Czeski portal „iRozhlas” nazwał zdymisjonowanego ministra obrony Antoniego Macierewicza „Panem Smoleńsk”, a Czeskie Radio poinformowało, że szef MON-u musiał odejść mimo poparcia ze strony „wpływowego magnata medialnego”, ojca Tadeusza Rydzyka. Macierewicz utracił stanowisko także na skutek działań prezydenta Andrzeja Dudy – ocenia Czeskie Radio.

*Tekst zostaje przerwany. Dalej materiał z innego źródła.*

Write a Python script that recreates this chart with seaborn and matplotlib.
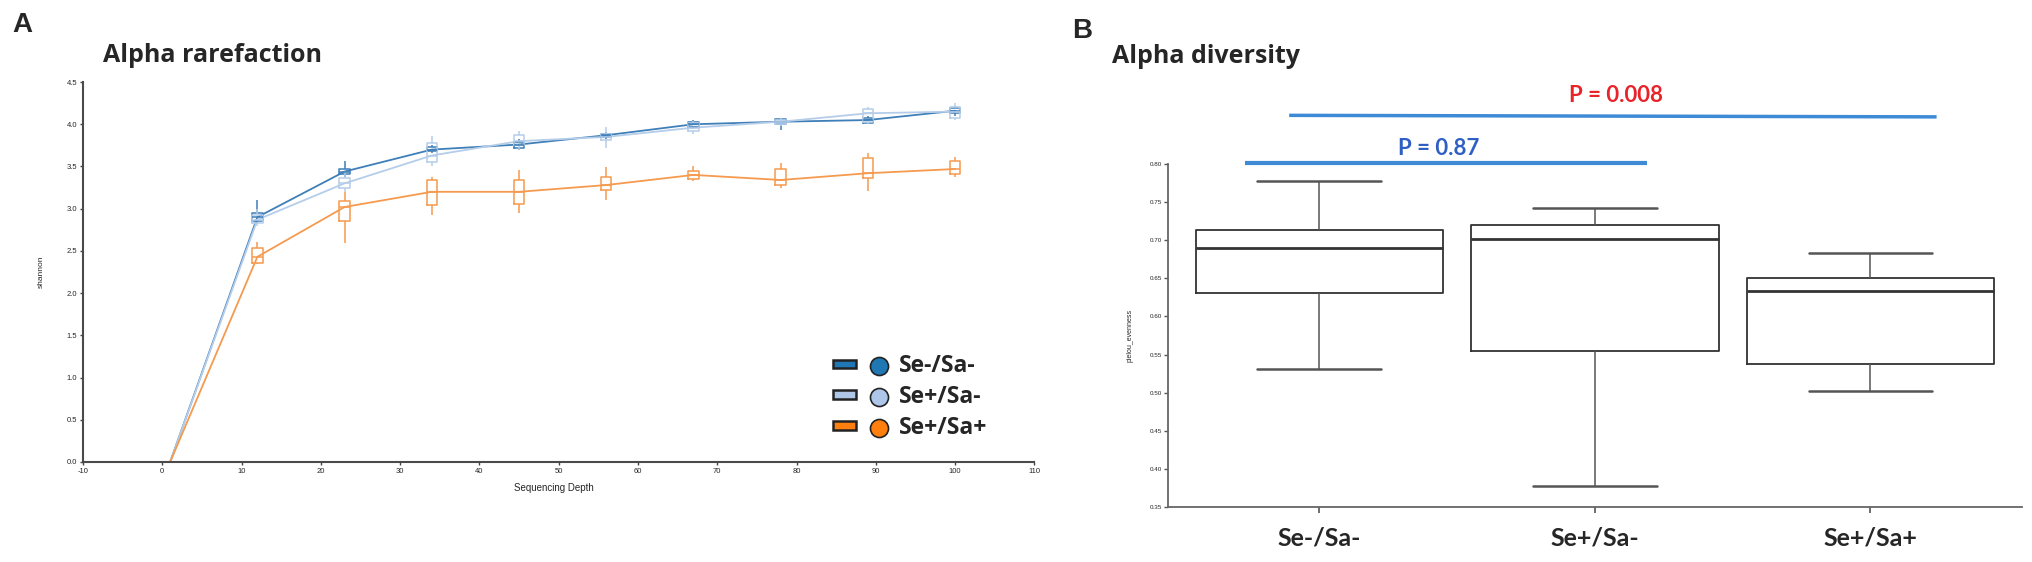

Zdaniem „Frankfurter Allgemeine Zeitung” po zmianach w rządzie śpiewana w Polsce „pieśń przeciw Unii Europejskiej rozbrzmiewa ciszej”. Niemiecki dziennik znęca się długo i bezlitośnie nad zdymisjonowanymi ministrami – Antonim Macierewiczem, Witoldem Waszczykowskim i Janem Szyszką, których nazywa ucieleśnieniem konfliktów toczonych obecnie przez Warszawę z Unią Europejską.
W opinii „FAZ” efekty restrukturyzacji gabinetu są dwa. Pierwszy to wycofanie z gry najważniejszych ekstremistów, ale bez ustępstw w kluczowych sprawach, takich jak przyjęcie uchodźców czy dokonany przez Jarosława Kaczyńskiego pucz w wymiarze sprawiedliwości. Drugi efekt to wzmocnienie pozycji dwóch osób – skłóconego z Antonim Macierewiczem prezydenta Andrzeja Dudy oraz samego Jarosława Kaczyńskiego. Usunięcie Macierewicza uznawane jest za zapłatę dla prezydenta za to, że w grudniu podpisał ustawę o reformie sądownictwa. Prezes PiS znów obsadził resorty zależnymi od siebie ludźmi, takimi jak nowy minister obrony Mariusz Błaszczak czy szef dyplomacji Jacek Czaputowicz, do tej pory niemal nieznany profesor politologii – stwierdza „FAZ”.
Rosyjski dziennik „Kommiersant” opublikował komentarz: „Z polskiego rządu usuwani są radykałowie”. Gazeta ocenia, że po nowej ekipie Morawieckiego nie należy oczekiwać zasadniczych zmian programu politycznego, w tym polityki wobec Moskwy. Niemniej „sam fakt zmiany twarzy i mianowanie na kluczowe stanowiska dwóch doświadczonych i relatywnie umiarkowanych polityków może w czasie ostrego kryzysu z Unią Europejską odbić się pozytywnie na dialogu Warszawy z sąsiadami europejskimi” – stwierdza „Kommiersant”.